折しも「あいちトリエンナーレ2019」では、県や市の行政の長が芸術祭の実行委員会の会長・会長代行をつとめるといった体制(自治体が行う「芸術祭」において常態化していますが、それ自体が問題であるという指摘も「あいちトリエンナーレのあり方検証委員会中間報告」においてされていましたが)でした。他方で、9月に文化庁が行った補助金の「金額不交付」決定において「内容」への判断がなされたのではないかという疑問の声が上がりました。なお、文化庁の不交付判断を支持する声の多くが、「内容に基づいて判断したならば妥当だ」と考えていたことも注目に値します。いい方を変えれば、文化庁が「内容不関与の原則」を形式的に墨守したものの、実質的にそれを自ら潜脱したのではないかという疑念です。
私見では、審査会での採択後の全額不交付という審査手続にあたり、文化庁が委嘱した専門家審査員への意見聴取や、問題となった現場の確認や、不交付とするに足る議論を一切経ずに「書類不備による審査不能」として前例なき例外として処理したという点が問題があると考えています。
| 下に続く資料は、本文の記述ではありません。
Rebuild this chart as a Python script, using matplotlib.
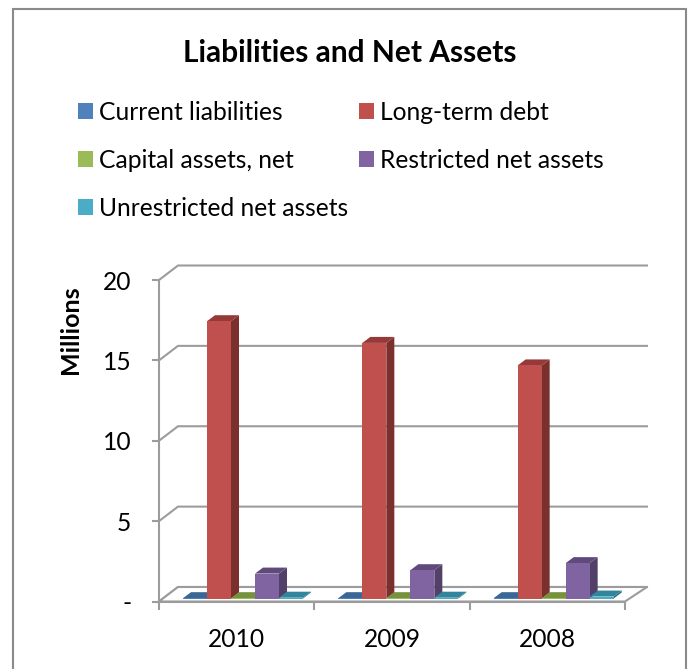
import matplotlib
matplotlib.use('Agg')
import matplotlib.pyplot as plt
from matplotlib.patches import Patch, Polygon, Rectangle

plt.rcParams['font.family'] = ['Lato', 'DejaVu Sans']

# Values in millions
years = ['2010', '2009', '2008']
current_liabilities = [0.02, 0.02, 0.02]
long_term_debt = [17.25, 15.9, 14.5]
capital_assets = [0.02, 0.02, 0.02]
restricted_net_assets = [1.55, 1.76, 2.2]
unrestricted_net_assets = [0.05, 0.05, 0.12]

series_names = ['Current liabilities', 'Long-term debt', 'Capital assets, net',
                'Restricted net assets', 'Unrestricted net assets']
series_values = [current_liabilities, long_term_debt, capital_assets,
                 restricted_net_assets, unrestricted_net_assets]
front_colors = ['#4F81BD', '#C0504D', '#9BBB59', '#8064A2', '#4BACC6']
top_colors = ['#3A6796', '#953A38', '#76923C', '#604A7B', '#31859C']
side_colors = ['#2F5378', '#7B302E', '#5F7530', '#524068', '#276B7E']
y_ticks = [0, 5, 10, 15, 20]
y_tick_labels = ['-', '5', '10', '15', '20']

W, H = 688, 669
GREY = '#9C9C9C'
FONT = 17.7

fig = plt.figure(figsize=(W / 100, H / 100), dpi=100)

# Outer chart border, runs off the bottom of the canvas
fig.add_artist(Rectangle((13 / W, -0.05), 673 / W, 1.05 - 9 / H, transform=fig.transFigure,
                         facecolor='white', edgecolor='#8A8A8A', linewidth=1.5, zorder=-1))

ax = fig.add_axes([159 / W, (H - 601.5) / H, 466 / W, 321.5 / H])
ax.set_xlim(0, 3)
ax.set_ylim(0, 20)
ax.patch.set_alpha(0)

# pixel sizes expressed in data units
px = 3 / 466
py = 20 / 321.5


def back_x(x):
    # the rear of the floor is a little wider than the front
    return x + (19 + x) * px


back_y = 14.5 * py

# Floor and walls
for y in y_ticks:
    ax.plot([0, back_x(0), back_x(3)], [y, y + back_y, y + back_y], color=GREY, lw=1.5,
            clip_on=False, zorder=1, solid_joinstyle='miter')
ax.add_patch(Polygon([(0, 0), (3, 0), (back_x(3), back_y), (back_x(0), back_y)], closed=True,
                     facecolor='white', edgecolor=GREY, lw=1.5, clip_on=False, zorder=1.5))

# Bars as front, top and side faces
bar_w = 24 * px
depth_x = 8 * px
depth_y = 6 * py
start = 24 * px
base = 3 * py

for s, values in enumerate(series_values):
    for i, v in enumerate(values):
        x0 = i + start + s * bar_w
        x1 = x0 + bar_w
        y0 = base
        y1 = base + v
        z = 2 + s * 0.1
        ax.add_patch(Polygon([(x1, y0), (x1 + depth_x, y0 + depth_y), (x1 + depth_x, y1 + depth_y), (x1, y1)],
                             closed=True, facecolor=side_colors[s], edgecolor='none', clip_on=False, zorder=z))
        ax.add_patch(Polygon([(x0, y1), (x1, y1), (x1 + depth_x, y1 + depth_y), (x0 + depth_x, y1 + depth_y)],
                             closed=True, facecolor=top_colors[s], edgecolor='none', clip_on=False, zorder=z))
        ax.add_patch(Rectangle((x0, y0), bar_w, v, facecolor=front_colors[s], edgecolor='none',
                               clip_on=False, zorder=z + 0.01))

# Axes
for side in ['top', 'right']:
    ax.spines[side].set_visible(False)
for side in ['left', 'bottom']:
    ax.spines[side].set_color(GREY)
    ax.spines[side].set_linewidth(1.5)
    ax.spines[side].set_zorder(5)

ax.set_yticks(y_ticks)
ax.set_yticklabels(y_tick_labels)
ax.tick_params(axis='y', length=5, width=1.5, color=GREY, labelsize=FONT, pad=15, labelcolor='black')
ax.set_xticks([0, 1, 2, 3])
ax.set_xticklabels([])
ax.tick_params(axis='x', which='major', length=5.5, width=1.5, color=GREY)
ax.set_xticks([0.5, 1.5, 2.5], labels=years, minor=True)
ax.tick_params(axis='x', which='minor', length=0, labelsize=FONT, pad=19)

fig.text(70 / W, 1 - 330 / H, 'Millions', rotation=90, ha='center', va='center',
         fontsize=18, fontweight='bold')
fig.text(350 / W, 1 - 53 / H, 'Liabilities and Net Assets', ha='center', va='center',
         fontsize=21.5, fontweight='bold')

# Legend, filled column by column
order = [0, 2, 4, 1, 3]
handles = [Patch(facecolor=front_colors[k], edgecolor='none') for k in order]
labels = [series_names[k] for k in order]
swatch = 15 * 0.72 / FONT
fig.legend(handles, labels, ncols=2, loc='upper left', bbox_to_anchor=(78 / W, 1 - 101 / H),
           frameon=False, fontsize=FONT, handlelength=swatch, handleheight=swatch,
           handletextpad=0.25, labelspacing=1.01, columnspacing=0.45, borderpad=0, borderaxespad=0)

fig.savefig('out.png', dpi=100)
これは今回の問題の当事者である愛知県と国との関係にとどまるものではありません。なぜなら今後、どのような場合に同様に実質的な事後的変更が行われるのかについて、いい換えれば将来の申請者の視点において必要な情報を提供しておらず、その点で行政としての説明責任を十分に果たしていないからです。仮に今後も、今回と同様に理由を十分説明せず、あるいは「公益性」のような不明確な理由での不交付や交付取り消しが事後的に行われることが続くのであれば、「内容不関与の原則」という不文律は実質的にもはや忘失されたものと捉えるのが自然です。同時にそれは文化振興における自主性・創造性尊重という、文化芸術基本法で明文化された理念が遵守されていないではないか、という指摘も免れ得ないものと感じます。
いずれにしても、最も重要なことは、助成先の現場の自治・自律を破壊してしまっては、継続的な文化振興は不可能だということです。他方で、「芸術の自由」は重要ではあるものの、文化芸術振興にあたっての政府の役割がすべて「内容不関与の原則」または「アームズ・レングス原則」に拘束されるべきといった誤解が広がることも懸念しています。今日の文化政策における政府の役割はそのような消極的なものにとどまるべきではなく、むしろ文化的人権の保障の観点から考えるべきです。「公益性」についても、それを特段の不交付理由として使うのには反対ですが、むしろ制度設計の時点で、(「経済的利益」や「国益≒国家ブランディング」ではなく)あくまで「文化的人権の保障の観点から導かれる「公益」=精神的利益のために国家が助成をする」のが主であり、従ないし手段として経済的利益やブランディングがあるということを明確にするという文脈であれば、より幅広く支持を得ることができますし、実態にも沿ったものになるのではないかと思います。同時に、文化的人権の保障という観点からは、行政が少数者の利益や解決困難な社会的課題に対する事業や助成を行う際に、「芸術」や「アート」を広報・宣伝・啓発として使うこと自体は広く認めてよいと思われます。いずれにしろ、政府や政府系の助成機関が説明を尽くすこと、そして特に高度な専門性が必要な分野においてはその担い手が自主性・創造性を発揮できるような自治・自律の仕組みを、国や自治体が責任を持ってきちんと整備・構築していくことこそが、文化的権利および文化芸術基本法の理念に沿い、長期的に国民全体の利益となるものではないでしょうか。
また、上記のような経緯を経て改正されたこの法律の理念と目的を踏まえて、文化芸術関係者、行政、政治家、そしてすべての享受者たる国民が、現状そしてこれからのさまざまな制度や規定のあるべきかたちを再考する必要に迫られています。いま一度、全文、特に前文から第二条までをお読みいただければと思います。